Itu sih pertanyaan di Quora, bukan persis seperti itu pertanyaannya, tetapi maknanya seperti itu.  Pertanyaan itu aku jawab begini:

Di titik kesadaran bahwa ternyata Allah memberi jauh lebih baik dari yang aku bayangkan atau aku inginkan.

Memang banyak sekali cobaan dan ujian dalam hidupku, tetapi ternyata itu adalah cara Allah memahamkan aku akan kebijaksanaanNya.

Hal-hal yang menyedihkan di masa lalu, ternyata menjadi pembelajaran penting yang disyukuri di masa depan.

Hal yang aku tangisi di masa lalu, ternyata itu merupakan cara Allah menyelamatkan aku dari kesedihan yang lebih dalam. Contohnya, dulu pernah nangis-nangis karena putus cinta (ibu tidak merestui aku dan dia), eh ternyata itu cara Allah menyelamatkan aku dari lelaki yang berpotensi menyakitiku. Setelahnya Allah menganugerahiku lelaki yang lebih baik yang menjadi suami tersayangku sampai di penghujung usiaku ini.
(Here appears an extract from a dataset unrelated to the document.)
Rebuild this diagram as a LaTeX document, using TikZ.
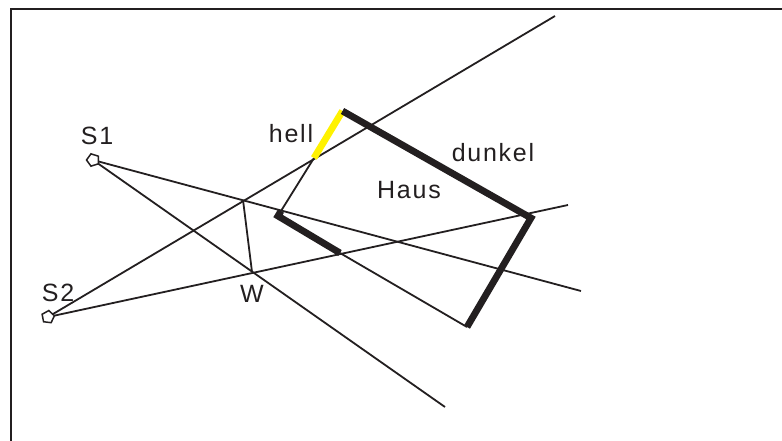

Mencermati pertanyaan tentang hidup yang kamu inginkan? Aku inginkan? Apa bedanya dengan Allah inginkan?

Di masa tua ini, menyatukan keinginan diri dengan keinginan Allah itulah yang terpenting, karena di situlah puncak kebahagiaan.

Dalam hidup ini manusia banyak menginginkan sesuatu, sementara keinginan Allah lebih baik daripada keinginan manusia itu sendiri. Jadilah manusia banyak disiksa oleh keinginan-keinginannya sendiri, keinginan yang lahir karena ketidaktahuan ataukah kebodohannya?

Innuri sudah di tahap mau mengakhiri kebodohan ini, jadi aku mau mengalir bersama kehendak/keinginan Allah saja. Itu artinya aku memilih bahagia dan tidak disiksa oleh keinginanku sendiri yang aku tak tahu apakah baik atau malah menyakiti aku.

Salam kasih dari Innuri di Malang.

Aku terpesona pada kata-kataku sendiri, 'mengakhiri kebodohan', maka aku jadikan judul tulisan di sini.

Ya, kebodohan selalu membawa kepada penderitaan dan kemiskinan, bukan soal miskin harta, tetapi miskin jiwa.  Jadi ingat pelajaran Pak Hans bahwa orang yang bodoh itu adalah orang yang tidak hidup jiwanya, kebodohan seperti itulah yang aku maksud, bukan orang yang matematikanya dapat D.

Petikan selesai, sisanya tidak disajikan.